What a lot of freelancers and sole proprietors get wrong is thinking that paying once a year in April is fine as long as they eventually pay. It’s not. The penalty isn’t about being late on your annual return — it’s about not paying enough throughout the year, period. Even if you file on time and pay in full on April 15, you can still owe an underpayment penalty for Q1 through Q3. The IRS treats each quarter independently. Missing Q1 alone can generate a penalty even if you overpay in Q4.
Self-employed clients who come to The Reed Corporation usually start with a clean income-and-expense projection in January or February. We establish their estimated payment schedule before the April 15 Q1 deadline, then revisit the numbers after Q2 closes in June — because income rarely looks the same at midyear as it did in January.
How do I calculate how much to pay for quarterly estimated taxes?
There are two main methods. The simplest is the prior-year safe harbor: pay at least 100% of your total 2024 tax liability in equal installments across four quarters (or 110% if your 2024 AGI topped $150,000). The second method is the current-year method — estimating your 2025 income, deductions, and credits, then calculating 90% of what you expect to owe and spreading that across the four payment dates. Either method works; the goal is just to avoid the IRC §6654 underpayment penalty.
The part most people miss is that the current-year 90% method can actually save you real money if your income dropped from last year. Paying 110% of a high-income prior year when this year’s income is lower means you’ve given the IRS an interest-free loan. On the flip side, if your income is spiking this year, the prior-year safe harbor protects you from penalties even if your April bill ends up being large. You need to run both scenarios to see which one makes more financial sense in your specific situation.
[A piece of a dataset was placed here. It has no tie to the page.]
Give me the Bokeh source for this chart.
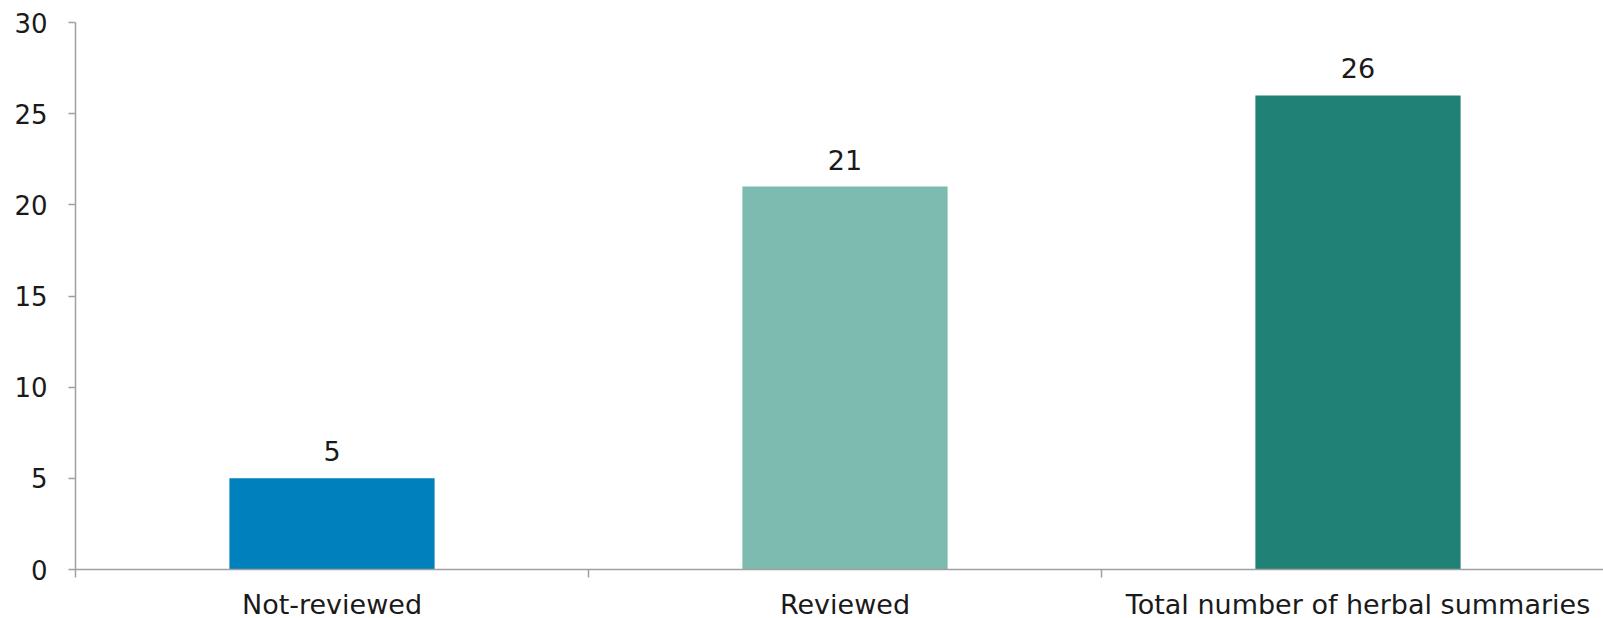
from bokeh.plotting import figure
from bokeh.models import ColumnDataSource, FixedTicker, Range1d
from bokeh.embed import file_html
from bokeh.resources import INLINE
from bokeh.core.properties import value

# Herbal summaries by review status
categories = ["Not-reviewed", "Reviewed", "Total number of herbal summaries"]
counts = [5, 21, 26]
bar_colors = ["#0081bd", "#7dbab0", "#208276"]
y_ticks = [0, 5, 10, 15, 20, 25, 30]

FONT = "DejaVu Sans"
TEXT_COLOR = "#1a1a1a"
AXIS_COLOR = "#a0a0a0"

centers = [i + 0.5 for i in range(len(categories))]
source = ColumnDataSource(data=dict(
    x=centers,
    count=counts,
    label=[str(c) for c in counts],
    color=bar_colors,
))

p = figure(
    frame_width=1528, frame_height=547,
    min_border_left=75, min_border_right=0,
    min_border_top=22, min_border_bottom=40,
    x_range=Range1d(0, 1528 / 513),
    y_range=Range1d(0, 30),
    output_backend="svg", toolbar_location=None,
)

p.vbar(x="x", top="count", width=0.4, color="color", line_color=None, source=source)

p.text(x="x", y="count", text="label", source=source,
       text_align="center", text_baseline="alphabetic", y_offset=-27,
       text_font=value(FONT), text_font_size="27px", text_color=TEXT_COLOR)

# x axis: category labels at centres, short ticks at category boundaries
xa = p.xaxis[0]
xa.ticker = FixedTicker(ticks=centers, minor_ticks=[0, 1, 2, 3])
xa.major_label_overrides = {c: name for c, name in zip(centers, categories)}
xa.major_tick_line_color = None
xa.major_tick_out = 0
xa.major_tick_in = 0
xa.minor_tick_line_color = AXIS_COLOR
xa.minor_tick_line_width = 1.5
xa.minor_tick_out = 8
xa.minor_tick_in = 0
xa.major_label_standoff = 11
xa.major_label_text_font_size = "27px"

ya = p.yaxis[0]
ya.ticker = FixedTicker(ticks=y_ticks)
ya.major_tick_out = 7
ya.major_tick_in = 0
ya.major_tick_line_color = AXIS_COLOR
ya.major_tick_line_width = 1.5
ya.minor_tick_line_color = None
ya.major_label_standoff = 21
ya.major_label_text_font_size = "26px"

for ax in (xa, ya):
    ax.axis_line_color = AXIS_COLOR
    ax.axis_line_width = 1.5
    ax.major_label_text_font = FONT
    ax.major_label_text_color = TEXT_COLOR

p.xgrid.grid_line_color = None
p.ygrid.grid_line_color = None
p.outline_line_color = None
p.background_fill_color = "white"
p.border_fill_color = "white"

open("out.html", "w").write(file_html(p, INLINE))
The Reed Corporation runs this comparison for every client with variable income. We also account for New York City and State estimated tax calculations at the same time, since the state uses Form IT-2105 and has its own thresholds and annualization rules. Getting all three right — federal, state, and city — is where most people need help, and it’s a core part of what we do for self-employed and business-owner clients in NYC.
Are the 2025 quarterly tax due dates different because of holidays or weekends?
One of the 2025 dates actually does shift. The standard Q2 deadline of June 15 falls on a Sunday, so it moves to Monday, June 16, 2025. The other three dates land on weekdays: April 15 (Tuesday), September 15 (Monday), and January 15, 2026 (Thursday). These adjustments follow the standard IRS rule under IRC §7503 — when a due date falls on a Saturday, Sunday, or federal legal holiday, it automatically moves to the next business day.
State due dates usually follow the same pattern, but not always. New York’s Form IT-2105 estimated payments for 2025 follow the same April 15, June 16, September 15, and January 15 schedule, so you’re fine there. Where it gets complicated is if you’re in a federally declared disaster area — the IRS has been issuing automatic postponements for taxpayers in certain states, and in recent years those have sometimes shifted quarterly deadlines by weeks or months. It’s worth checking the IRS disaster relief page around each deadline if your state has had recent FEMA declarations.
One practical thing we do for every client at The Reed Corporation is set up calendar reminders for all four federal and state estimated payment dates at the start of each year, adjusted for any weekend or holiday shifts. It sounds simple, but missing June 16 because you thought it was June 15 is the kind of thing that’s completely avoidable with a little upfront organization.